To estimate the prevalence of complementary and alternative medicine (CAM) practitioner use, assess the reasons for use, and determine the symptoms for which CAM practitioners were consulted in a national US sample of insured adults with physical disabilities.
Data for this study come from a longitudinal survey conducted in 2000 and 2001 on a national sample of 830 adults with health insurance who had one of four disabling conditions: multiple sclerosis, cerebral palsy, spinal cord injury, and arthritis. Estimates of annual prevalence and reasons and symptoms for which CAM practitioners were consulted are derived from cross-sectional analysis of the 2001 survey data. Prior use of CAM was assessed using the 2000 survey.

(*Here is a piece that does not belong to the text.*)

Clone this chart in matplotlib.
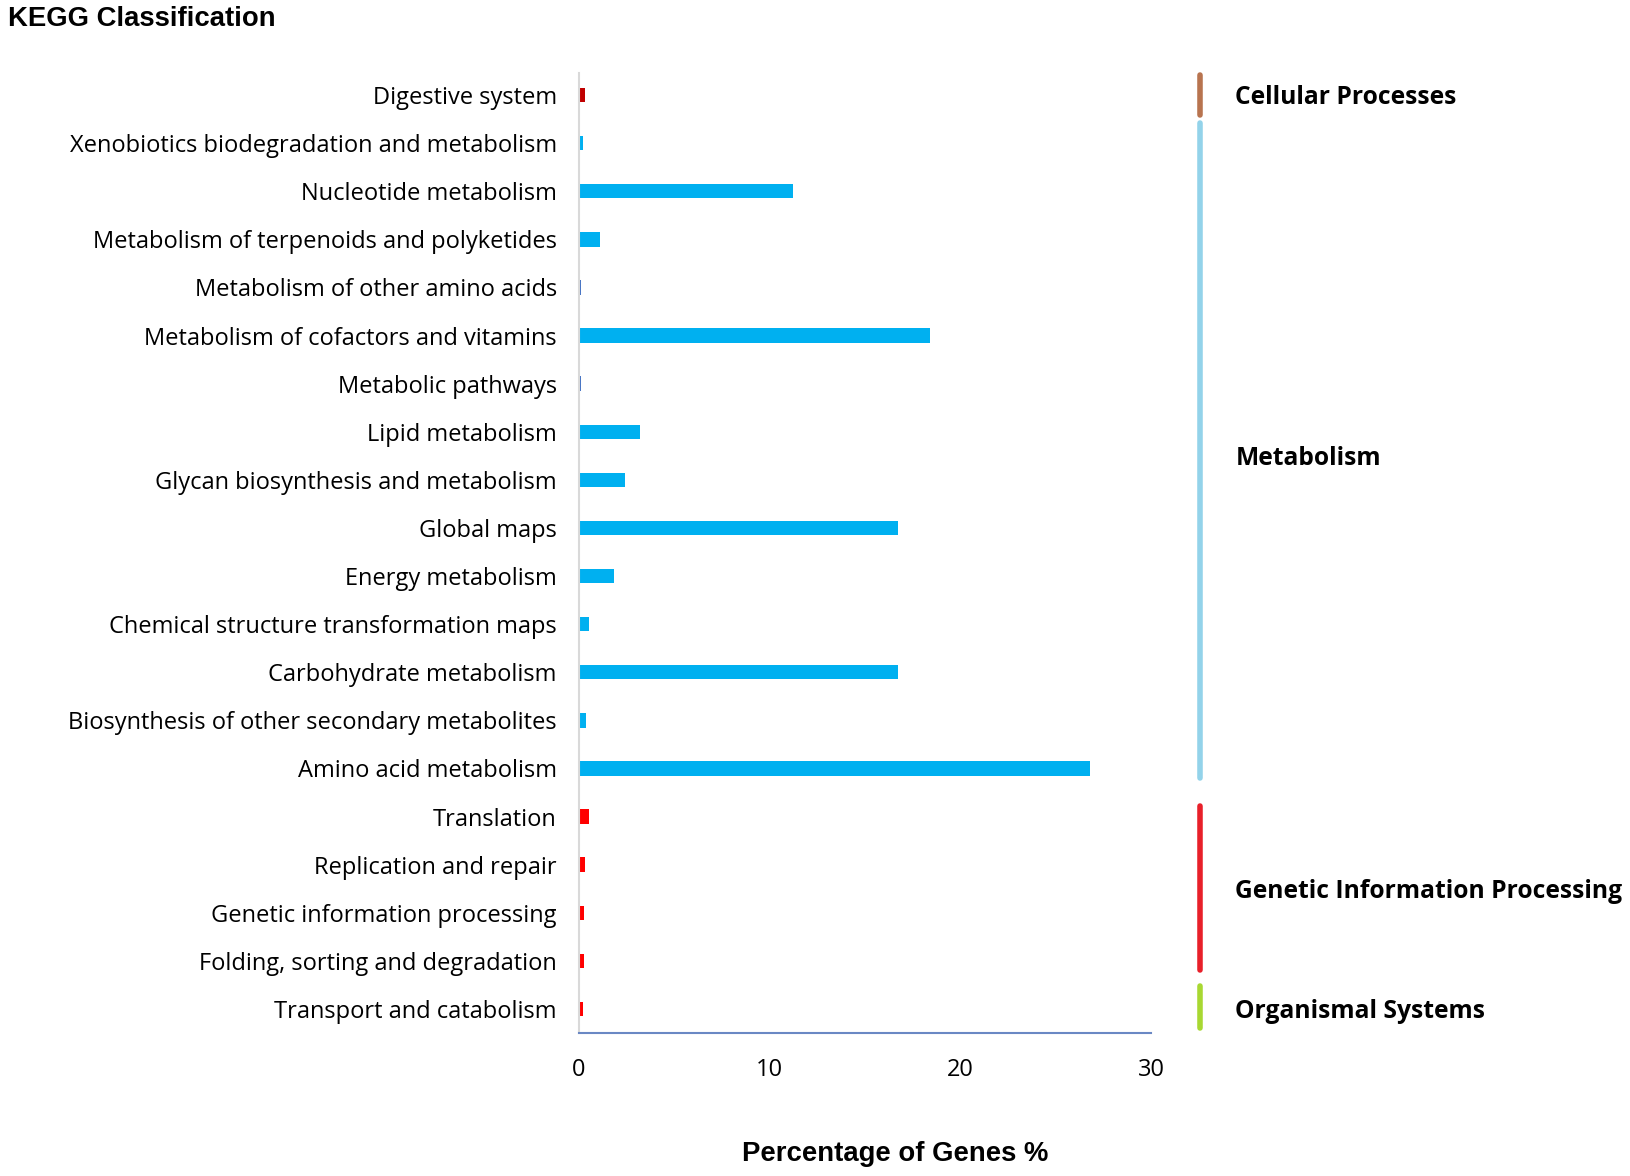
import matplotlib.pyplot as plt
import numpy as np

# categories listed top to bottom as in the chart
categories = [
    "Digestive system",
    "Xenobiotics biodegradation and metabolism",
    "Nucleotide metabolism",
    "Metabolism of terpenoids and polyketides",
    "Metabolism of other amino acids",
    "Metabolism of cofactors and vitamins",
    "Metabolic pathways",
    "Lipid metabolism",
    "Glycan biosynthesis and metabolism",
    "Global maps",
    "Energy metabolism",
    "Chemical structure transformation maps",
    "Carbohydrate metabolism",
    "Biosynthesis of other secondary metabolites",
    "Amino acid metabolism",
    "Translation",
    "Replication and repair",
    "Genetic information processing",
    "Folding, sorting and degradation",
    "Transport and catabolism",
]
percent = [0.3, 0.2, 11.2, 1.1, 0.1, 18.4, 0.1, 3.2, 2.4, 16.7,
           1.85, 0.5, 16.7, 0.35, 26.8, 0.5, 0.3, 0.25, 0.25, 0.2]
bar_colors = ["#C00000", "#00B0F0", "#00B0F0", "#00B0F0", "#4472C4",
              "#00B0F0", "#4472C4", "#00B0F0", "#00B0F0", "#00B0F0",
              "#00B0F0", "#00B0F0", "#00B0F0", "#00B0F0", "#00B0F0",
              "#FF0000", "#FF0000", "#FF0000", "#FF0000", "#FF0000"]

# groups: name, first index, last index
group_names = ["Cellular Processes", "Metabolism",
               "Genetic Information Processing", "Organismal Systems"]
group_first = [0, 1, 15, 19]
group_last = [0, 14, 18, 19]
group_colors = ["#B8744F", "#93D3EA", "#E8202A", "#A8D832"]

xticks = [0, 10, 20, 30]

# bracket padding above / below each group (hand drawn in the original)
pad_top = [0.41, 0.42, 0.21, 0.48]
pad_bot = [0.41, 0.2, 0.2, 0.39]

fig = plt.figure(figsize=(16.31, 11.76), dpi=100)
ax = fig.add_axes([0.355, 0.1216, 0.351, 0.8164])

ypos = np.arange(len(categories))
ax.barh(ypos, percent, height=0.3, color=bar_colors)

ax.set_ylim(len(categories) - 0.5, -0.46)
ax.set_xlim(0, 30)
ax.set_yticks(ypos)
ax.set_yticklabels(categories, fontsize=17, family="Open Sans")
ax.set_xticks(xticks)
ax.set_xticklabels([str(t) for t in xticks], fontsize=17, family="Open Sans")
ax.tick_params(length=0, pad=16, axis="y")
ax.tick_params(length=0, pad=18, axis="x")

for s in ["top", "right"]:
    ax.spines[s].set_visible(False)
ax.spines["left"].set_color("#D9D9D9")
ax.spines["left"].set_linewidth(1.5)
ax.spines["bottom"].set_color("#6A88C4")
ax.spines["bottom"].set_linewidth(1.5)

# group brackets on the right
for i in range(len(group_names)):
    a, b = group_first[i], group_last[i]
    ax.plot([32.55, 32.55], [a - pad_top[i], b + pad_bot[i]],
            color=group_colors[i], lw=4, solid_capstyle="round", clip_on=False)
    ax.text(34.4, (a + b) / 2 + 0.06, group_names[i], fontsize=17.7,
            fontweight="bold", family="Open Sans", va="center", ha="left")

fig.text(0.005, 0.984, "KEGG Classification", fontsize=19.8, fontweight="bold",
         family="Liberation Sans", va="center", ha="left")
fig.text(0.549, 0.019, "Percentage of Genes %", fontsize=19.8, fontweight="bold",
         family="Liberation Sans", va="center", ha="center")

fig.savefig("out.png", dpi=100)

CAM practitioners were consulted by 19% of the sample, a rate similar to, or higher than the general population. CAM use was more prevalent among women than men (24 vs. 10%), in the Western US (30%) compared to the Midwest (20%) Northeast (14%), and South (10%) and among prior users (62%) compared to non-users (8%). There were no significant differences in CAM use by condition, although individuals with spinal cord injury reported the lowest use (14%). Common symptoms treated were pain (80%), decreased functioning (43%), and lack of energy (24%). Common reasons for using CAM practitioners included lifestyle choice (67%) and because they are perceived to be more effective than conventional medicine (44%).
Evidence from the current survey suggests that a significant proportion of people with physical disabilities consult CAM practitioners. Many of those who use CAM do so because it fits their lifestyle and because they perceive it to be more effective than conventional medicine for treating common symptoms including pain and decreased functioning.